This is open to men born before 6 April 1951 and women born before 6 April 1953.
The 8.4% rise would mean the Treasury spends more than £7billion on the state pension in 2022, £5billion more than the guaranteed £2.1billion under the triple lock.
But some Conservative MPs want to water down the massive increase, arguing the country cannot afford it when it already has a huge bill for Covid-19.
Despite popular belief, there is no state pension retirement 'pot' that is built up as we work and pay National Insurance.
Instead, the state pension for retirees today is paid by people currently working.
Because of this, MPs also think workers will object to a big state pension rise when many have had pay and benefits slashed during the pandemic.
Speaking to the Telegraph, Nigel Mills, Tory chairman of the all-party parliamentary group on pensions, said: “The triple lock wasn't meant to be based on artificially out-of-line earnings data.”
Chancellor Rishi Sunak has already reportedly considered watering down the triple lock, even before the rise in wages.
However, the current 8.4% increase could also change slightly in the next couple of months.
This is because any increase would look at average earnings from May to July this year to the same period last year.

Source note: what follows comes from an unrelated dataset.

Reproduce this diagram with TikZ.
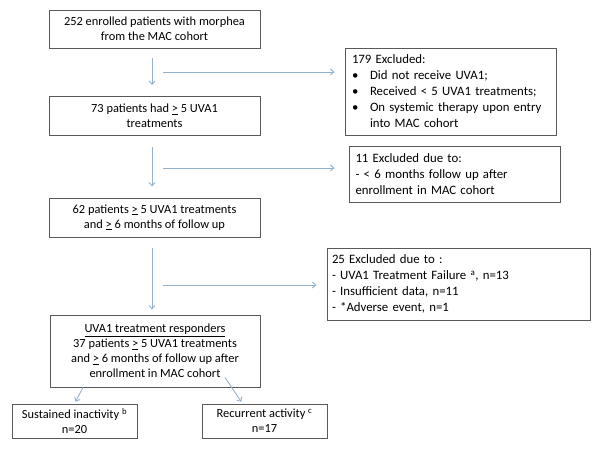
\documentclass[tikz,border=0pt]{standalone}
\usepackage{fontspec}
\setmainfont{Carlito}
\usetikzlibrary{arrows.meta}

\definecolor{boxlinecolor}{rgb}{0.35,0.35,0.35}
\definecolor{arrowlinecolor}{rgb}{0.58,0.70,0.80}

\begin{document}
\begin{tikzpicture}[x=1pt,y=-1pt,
  flowbox/.style={draw=boxlinecolor,line width=0.9pt,inner sep=0pt,
    minimum height=#1,align=center,font=\fontsize{12.4}{15}\selectfont},
  exclbox/.style={draw=boxlinecolor,line width=0.9pt,inner ysep=0pt,
    align=left,font=\fontsize{12.8}{16}\selectfont},
  flowarrow/.style={draw=arrowlinecolor,line width=0.9pt,
    -{Straight Barb[length=3.5pt,width=6pt]}}]
\useasboundingbox (0,0) rectangle (602,451);
% main column
\node[flowbox=38pt,minimum width=211pt] (enrolled) at (154.5,29)
  {252 enrolled patients with morphea\\from the MAC cohort};
\node[flowbox=39pt,minimum width=211pt] (had5) at (154.5,116)
  {73 patients had \underline{>} 5 UVA1\\treatments};
\node[flowbox=39pt,minimum width=211pt] (follow) at (154.5,217.5)
  {62 patients \underline{>} 5 UVA1 treatments\\and \underline{>} 6 months of follow up};
\node[flowbox=72pt,minimum width=210pt] (responders) at (155,351)
  {\underline{UVA1 treatment responders}\\37 patients \underline{>} 5 UVA1 treatments\\
   and \underline{>} 6 months of follow up after\\enrollment in MAC cohort};
\node[flowbox=34pt,minimum width=125pt] (inactive) at (74.5,421)
  {Sustained inactivity \textsuperscript{b}\\n=20};
\node[flowbox=34pt,minimum width=125pt] (recurrent) at (264.5,421)
  {Recurrent activity \textsuperscript{c}\\n=17};
% excluded boxes
\node[exclbox,minimum width=211pt,minimum height=87pt,text width=197pt,inner xsep=7pt]
  (excl179) at (450.5,91.5)
  {179 Excluded:\\
   \makebox[18pt][l]{\textbullet}Did not receive UVA1;\\
   \makebox[18pt][l]{\textbullet}Received < 5 UVA1 treatments;\\
   \makebox[18pt][l]{\textbullet}On systemic therapy upon entry\\
   \hspace*{18pt}into MAC cohort};
\node[exclbox,minimum width=211pt,minimum height=56pt,text width=198pt,inner xsep=6.5pt]
  (excl11) at (454.5,174)
  {11 Excluded due to:\\
   - < 6 months follow up after\\
   enrollment in MAC cohort};
\node[exclbox,minimum width=263pt,minimum height=72pt,text width=253pt,inner xsep=5pt]
  (excl25) at (458.5,284)
  {25 Excluded due to :\\
   - UVA1 Treatment Failure \textsuperscript{a}, n=13\\
   - Insufficient data, n=11\\
   - *Adverse event, n=1};
% side branches
\coordinate (side1) at (163,72);
\coordinate (side2) at (163,168);
\coordinate (side3) at (163,285);
% connectors
\draw[flowarrow,shorten <=10pt,shorten >=11pt] ([xshift=-2.5pt]enrolled.south) -- ([xshift=-2.5pt]had5.north);
\draw[flowarrow,shorten <=11pt,shorten >=11pt] ([xshift=-2.5pt]had5.south) -- ([xshift=-2.5pt]follow.north);
\draw[flowarrow,shorten <=11pt,shorten >=5pt] ([xshift=-2.5pt]follow.south) -- ([xshift=-3pt]responders.north);
\draw[flowarrow,shorten >=10pt] (side1) -- (side1 -| excl179.west);
\draw[flowarrow,shorten >=14pt] (side2) -- (side2 -| excl11.west);
\draw[flowarrow,shorten >=10pt] (side3) -- (side3 -| excl25.west);
\draw[flowarrow,shorten >=2pt] ([xshift=-72pt]responders.south) -- (inactive.north);
\draw[flowarrow,shorten >=2pt] ([xshift=70pt,yshift=10pt]responders.south) -- ([xshift=-22pt]recurrent.north);
\end{tikzpicture}
\end{document}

But the 8.4% increase in April is a strong sign that a wages boom will continue.
The state pension increase is signed off in November every year.
Sarah Coles, a personal finance analyst at Hargreaves Lansdown, said pay could rise even further.
She said: "We’re likely to see some eye watering average pay rises in the coming months. We’re now comparing wages to the height of the crisis in 2020, when pay fell back for a number of months. A wild wage inflation figure would push pension rises through the roof.”
This April the state pension rose by 2.5% a week thanks to the triple lock.
The state pension is usually paid every four weeks, in arrears.